Now despite not having that buy-in Google will move ahead with rolling out RCS in the US. The feature has been live in the UK, France and Mexico since earlier this year.

The trouble is that users won’t get the functionality in their native messaging app unless that app happens to be Google Messages. This shouldn’t be a problem for most Android users (RCS does not work on iOS) but Samsung owners, for example, will have to download the app from the Google Play Store.

RCS brings the functionality we’ve grown to expect from instant messaging services to Google Messages. With RCS enabled users would see things such as typing indicators, whether the person was online, location sharing, group messages, better support for multimedia and more.

As Android users here at Hypertext we’re glad to see the rollout of RCS however gradual it may be. It does also sting slightly to know that Google hasn’t been able to encourage network operators to jump on board.

We say this because it means that moving forward we may see Google insisting manufacturers make use of Google Messages as the default Android messaging app.

The core reason for this would be cohesion. As it stands every messaging app for Android is different because many manufacturers opt to use their own solution.

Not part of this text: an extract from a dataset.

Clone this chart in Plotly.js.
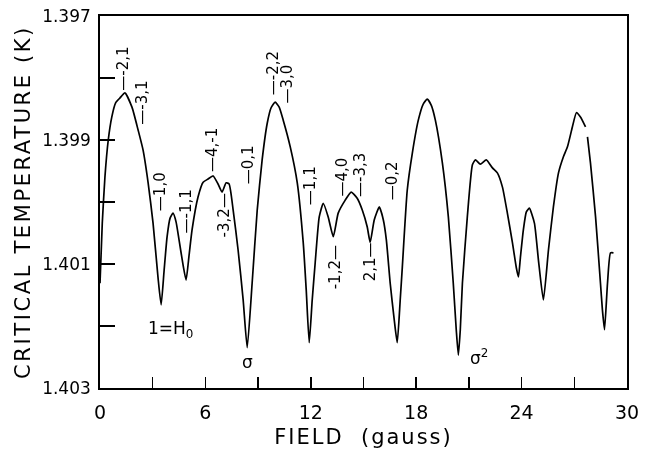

RCS hoped to fix this by standardising the features available on text messages at a network operator level. That would mean you wouldn’t have to use Google Messages.

Unfortunately for Google, network operators have been slow to implement RCS or simply unwilling to let Google into their house.

The latter is more likely as The Verge reports US network operators have created their own version of RCS called Cross Carrier Messaging Initiative (CCMI) which boasts many of the features Google was talking up.

Google says it will interoperate with CCMI.

The question locally now becomes – will RCS land here? The answer is more than likely it will but whether it will be Google’s solution at an operator level, Google’s solution at an Android level or an independent network solution such as that in the US remains to be seen.

Honestly we hoped RCS would simplify texting on Android but it just increasingly feels more complex than it’s worth.